Stored data entries
-- BEGIN --
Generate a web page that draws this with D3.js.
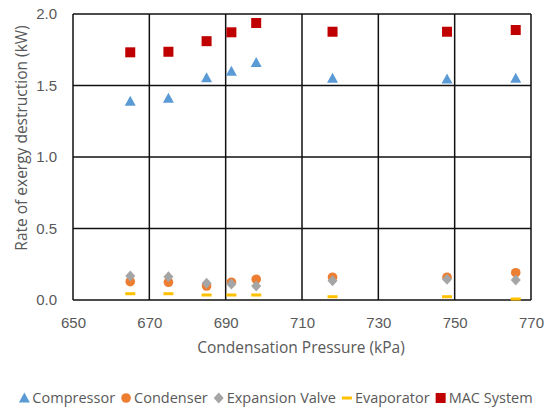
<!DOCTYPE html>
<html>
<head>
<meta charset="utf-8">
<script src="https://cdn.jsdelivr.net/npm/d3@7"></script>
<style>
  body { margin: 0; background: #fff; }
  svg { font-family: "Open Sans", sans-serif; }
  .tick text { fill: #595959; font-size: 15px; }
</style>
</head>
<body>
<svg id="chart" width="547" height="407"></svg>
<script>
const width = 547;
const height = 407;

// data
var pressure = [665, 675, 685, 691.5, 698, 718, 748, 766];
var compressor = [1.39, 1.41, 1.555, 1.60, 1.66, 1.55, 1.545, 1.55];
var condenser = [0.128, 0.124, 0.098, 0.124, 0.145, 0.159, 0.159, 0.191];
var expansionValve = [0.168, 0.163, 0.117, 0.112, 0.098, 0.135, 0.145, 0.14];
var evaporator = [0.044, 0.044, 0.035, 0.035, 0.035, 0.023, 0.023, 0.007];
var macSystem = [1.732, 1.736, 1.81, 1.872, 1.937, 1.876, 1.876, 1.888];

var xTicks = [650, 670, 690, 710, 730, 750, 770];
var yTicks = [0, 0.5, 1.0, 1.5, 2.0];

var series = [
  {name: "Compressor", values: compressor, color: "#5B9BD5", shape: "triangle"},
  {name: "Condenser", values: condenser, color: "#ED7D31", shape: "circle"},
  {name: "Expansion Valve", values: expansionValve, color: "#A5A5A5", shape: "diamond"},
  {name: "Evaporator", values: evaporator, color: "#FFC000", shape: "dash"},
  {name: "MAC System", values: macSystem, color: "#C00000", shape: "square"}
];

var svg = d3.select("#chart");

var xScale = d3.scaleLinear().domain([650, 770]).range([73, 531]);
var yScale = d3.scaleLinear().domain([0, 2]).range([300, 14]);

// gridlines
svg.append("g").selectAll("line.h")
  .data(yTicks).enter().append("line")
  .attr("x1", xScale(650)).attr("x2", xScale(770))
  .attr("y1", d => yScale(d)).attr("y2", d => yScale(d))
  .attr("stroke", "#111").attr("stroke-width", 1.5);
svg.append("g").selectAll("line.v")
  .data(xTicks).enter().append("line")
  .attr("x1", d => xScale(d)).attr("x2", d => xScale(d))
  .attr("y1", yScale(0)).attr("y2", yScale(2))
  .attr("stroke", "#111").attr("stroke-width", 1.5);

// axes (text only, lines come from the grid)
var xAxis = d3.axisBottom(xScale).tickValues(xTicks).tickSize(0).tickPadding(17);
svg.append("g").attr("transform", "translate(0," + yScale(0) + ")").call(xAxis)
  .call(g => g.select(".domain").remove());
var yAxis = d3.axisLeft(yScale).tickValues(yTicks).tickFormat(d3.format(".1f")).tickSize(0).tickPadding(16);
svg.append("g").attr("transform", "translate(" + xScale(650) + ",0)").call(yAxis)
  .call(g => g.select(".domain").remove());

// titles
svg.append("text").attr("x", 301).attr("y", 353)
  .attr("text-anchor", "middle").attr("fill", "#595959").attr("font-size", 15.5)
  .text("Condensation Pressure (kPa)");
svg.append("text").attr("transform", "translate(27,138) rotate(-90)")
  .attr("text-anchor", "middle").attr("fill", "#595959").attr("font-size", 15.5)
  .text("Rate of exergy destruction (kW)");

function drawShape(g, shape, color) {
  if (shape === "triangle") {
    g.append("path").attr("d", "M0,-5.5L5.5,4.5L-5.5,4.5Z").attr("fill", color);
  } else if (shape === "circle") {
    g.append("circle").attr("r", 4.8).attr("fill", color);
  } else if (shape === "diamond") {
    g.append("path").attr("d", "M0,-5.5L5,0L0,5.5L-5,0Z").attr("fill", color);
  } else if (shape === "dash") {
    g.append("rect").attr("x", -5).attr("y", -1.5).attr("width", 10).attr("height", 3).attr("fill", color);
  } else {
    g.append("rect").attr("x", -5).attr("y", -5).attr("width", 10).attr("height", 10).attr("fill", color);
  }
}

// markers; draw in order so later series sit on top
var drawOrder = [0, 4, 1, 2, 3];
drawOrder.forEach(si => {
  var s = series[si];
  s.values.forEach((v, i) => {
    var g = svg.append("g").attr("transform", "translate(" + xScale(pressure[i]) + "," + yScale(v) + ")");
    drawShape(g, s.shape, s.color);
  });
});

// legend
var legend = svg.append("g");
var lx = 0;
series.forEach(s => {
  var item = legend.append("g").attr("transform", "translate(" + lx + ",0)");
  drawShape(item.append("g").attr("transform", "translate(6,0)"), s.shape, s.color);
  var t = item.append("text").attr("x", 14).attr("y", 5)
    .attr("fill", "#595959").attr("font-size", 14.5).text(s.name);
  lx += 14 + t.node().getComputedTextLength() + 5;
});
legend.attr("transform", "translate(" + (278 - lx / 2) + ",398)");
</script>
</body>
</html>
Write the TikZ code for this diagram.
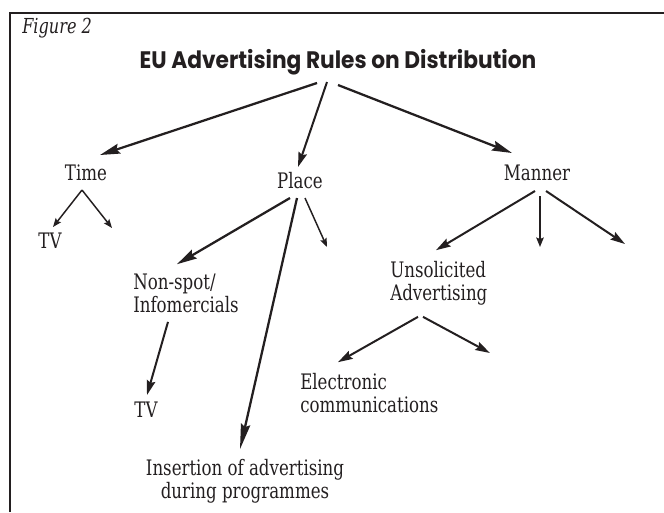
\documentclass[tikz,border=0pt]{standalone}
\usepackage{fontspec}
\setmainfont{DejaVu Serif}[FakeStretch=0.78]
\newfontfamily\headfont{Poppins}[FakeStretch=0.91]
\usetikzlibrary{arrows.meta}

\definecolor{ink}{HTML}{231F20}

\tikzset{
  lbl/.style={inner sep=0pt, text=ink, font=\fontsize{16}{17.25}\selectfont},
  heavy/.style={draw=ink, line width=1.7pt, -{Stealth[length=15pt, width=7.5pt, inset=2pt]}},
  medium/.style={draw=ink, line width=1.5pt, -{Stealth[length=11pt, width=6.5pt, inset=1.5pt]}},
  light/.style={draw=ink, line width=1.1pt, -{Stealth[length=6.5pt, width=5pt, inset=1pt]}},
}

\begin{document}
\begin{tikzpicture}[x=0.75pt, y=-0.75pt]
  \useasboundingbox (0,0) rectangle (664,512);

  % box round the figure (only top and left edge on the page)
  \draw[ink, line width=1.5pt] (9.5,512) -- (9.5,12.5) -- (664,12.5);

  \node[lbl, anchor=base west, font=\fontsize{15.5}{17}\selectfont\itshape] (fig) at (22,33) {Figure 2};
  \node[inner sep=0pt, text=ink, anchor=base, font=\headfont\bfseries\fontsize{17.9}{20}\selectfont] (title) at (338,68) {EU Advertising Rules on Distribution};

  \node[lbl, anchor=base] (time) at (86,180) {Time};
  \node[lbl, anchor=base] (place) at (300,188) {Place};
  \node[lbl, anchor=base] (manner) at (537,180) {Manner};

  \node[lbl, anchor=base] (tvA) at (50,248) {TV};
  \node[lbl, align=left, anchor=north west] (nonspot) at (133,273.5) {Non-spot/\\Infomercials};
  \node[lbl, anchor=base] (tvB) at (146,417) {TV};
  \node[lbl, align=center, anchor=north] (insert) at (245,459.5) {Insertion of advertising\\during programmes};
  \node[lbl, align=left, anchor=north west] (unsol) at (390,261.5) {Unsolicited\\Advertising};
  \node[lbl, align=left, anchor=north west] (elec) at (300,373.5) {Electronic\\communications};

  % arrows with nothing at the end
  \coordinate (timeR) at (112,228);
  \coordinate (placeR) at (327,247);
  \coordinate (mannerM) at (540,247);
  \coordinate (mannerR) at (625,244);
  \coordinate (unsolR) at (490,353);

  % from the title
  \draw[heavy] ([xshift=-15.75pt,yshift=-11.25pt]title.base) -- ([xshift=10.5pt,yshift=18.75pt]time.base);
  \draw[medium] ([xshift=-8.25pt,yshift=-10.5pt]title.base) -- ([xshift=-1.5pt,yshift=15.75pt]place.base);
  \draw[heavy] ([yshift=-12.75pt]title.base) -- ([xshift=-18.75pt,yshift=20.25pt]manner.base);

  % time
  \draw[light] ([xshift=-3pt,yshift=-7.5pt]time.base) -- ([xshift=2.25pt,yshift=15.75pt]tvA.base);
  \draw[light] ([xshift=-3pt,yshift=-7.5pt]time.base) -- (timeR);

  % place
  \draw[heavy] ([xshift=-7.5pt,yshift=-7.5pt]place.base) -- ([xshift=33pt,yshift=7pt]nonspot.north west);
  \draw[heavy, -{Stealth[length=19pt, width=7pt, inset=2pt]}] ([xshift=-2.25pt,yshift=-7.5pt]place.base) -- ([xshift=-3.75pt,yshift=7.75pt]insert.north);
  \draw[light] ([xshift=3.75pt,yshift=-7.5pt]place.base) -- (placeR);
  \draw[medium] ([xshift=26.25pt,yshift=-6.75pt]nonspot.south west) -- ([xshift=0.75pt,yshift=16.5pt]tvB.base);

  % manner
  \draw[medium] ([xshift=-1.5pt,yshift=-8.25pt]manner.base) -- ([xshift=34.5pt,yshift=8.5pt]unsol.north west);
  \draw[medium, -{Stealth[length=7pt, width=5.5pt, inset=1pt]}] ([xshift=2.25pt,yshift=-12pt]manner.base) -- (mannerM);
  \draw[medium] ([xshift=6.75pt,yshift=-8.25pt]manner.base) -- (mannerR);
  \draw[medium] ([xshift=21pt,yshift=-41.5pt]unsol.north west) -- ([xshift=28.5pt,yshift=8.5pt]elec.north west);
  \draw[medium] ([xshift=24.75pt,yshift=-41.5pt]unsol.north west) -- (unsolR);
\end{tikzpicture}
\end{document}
-- END --
• Challenge: Word for word, give again the lines from the first entry to the line with "var yScale = d3.scaleLinear().domain([0, 2]).range([300, 14]);", inclusive. Exclude the pictures.

• Task output:
Generate a web page that draws this with D3.js.
<!DOCTYPE html>
<html>
<head>
<meta charset="utf-8">
<script src="https://cdn.jsdelivr.net/npm/d3@7"></script>
<style>
  body { margin: 0; background: #fff; }
  svg { font-family: "Open Sans", sans-serif; }
  .tick text { fill: #595959; font-size: 15px; }
</style>
</head>
<body>
<svg id="chart" width="547" height="407"></svg>
<script>
const width = 547;
const height = 407;

// data
var pressure = [665, 675, 685, 691.5, 698, 718, 748, 766];
var compressor = [1.39, 1.41, 1.555, 1.60, 1.66, 1.55, 1.545, 1.55];
var condenser = [0.128, 0.124, 0.098, 0.124, 0.145, 0.159, 0.159, 0.191];
var expansionValve = [0.168, 0.163, 0.117, 0.112, 0.098, 0.135, 0.145, 0.14];
var evaporator = [0.044, 0.044, 0.035, 0.035, 0.035, 0.023, 0.023, 0.007];
var macSystem = [1.732, 1.736, 1.81, 1.872, 1.937, 1.876, 1.876, 1.888];

var xTicks = [650, 670, 690, 710, 730, 750, 770];
var yTicks = [0, 0.5, 1.0, 1.5, 2.0];

var series = [
  {name: "Compressor", values: compressor, color: "#5B9BD5", shape: "triangle"},
  {name: "Condenser", values: condenser, color: "#ED7D31", shape: "circle"},
  {name: "Expansion Valve", values: expansionValve, color: "#A5A5A5", shape: "diamond"},
  {name: "Evaporator", values: evaporator, color: "#FFC000", shape: "dash"},
  {name: "MAC System", values: macSystem, color: "#C00000", shape: "square"}
];

var svg = d3.select("#chart");

var xScale = d3.scaleLinear().domain([650, 770]).range([73, 531]);
var yScale = d3.scaleLinear().domain([0, 2]).range([300, 14]);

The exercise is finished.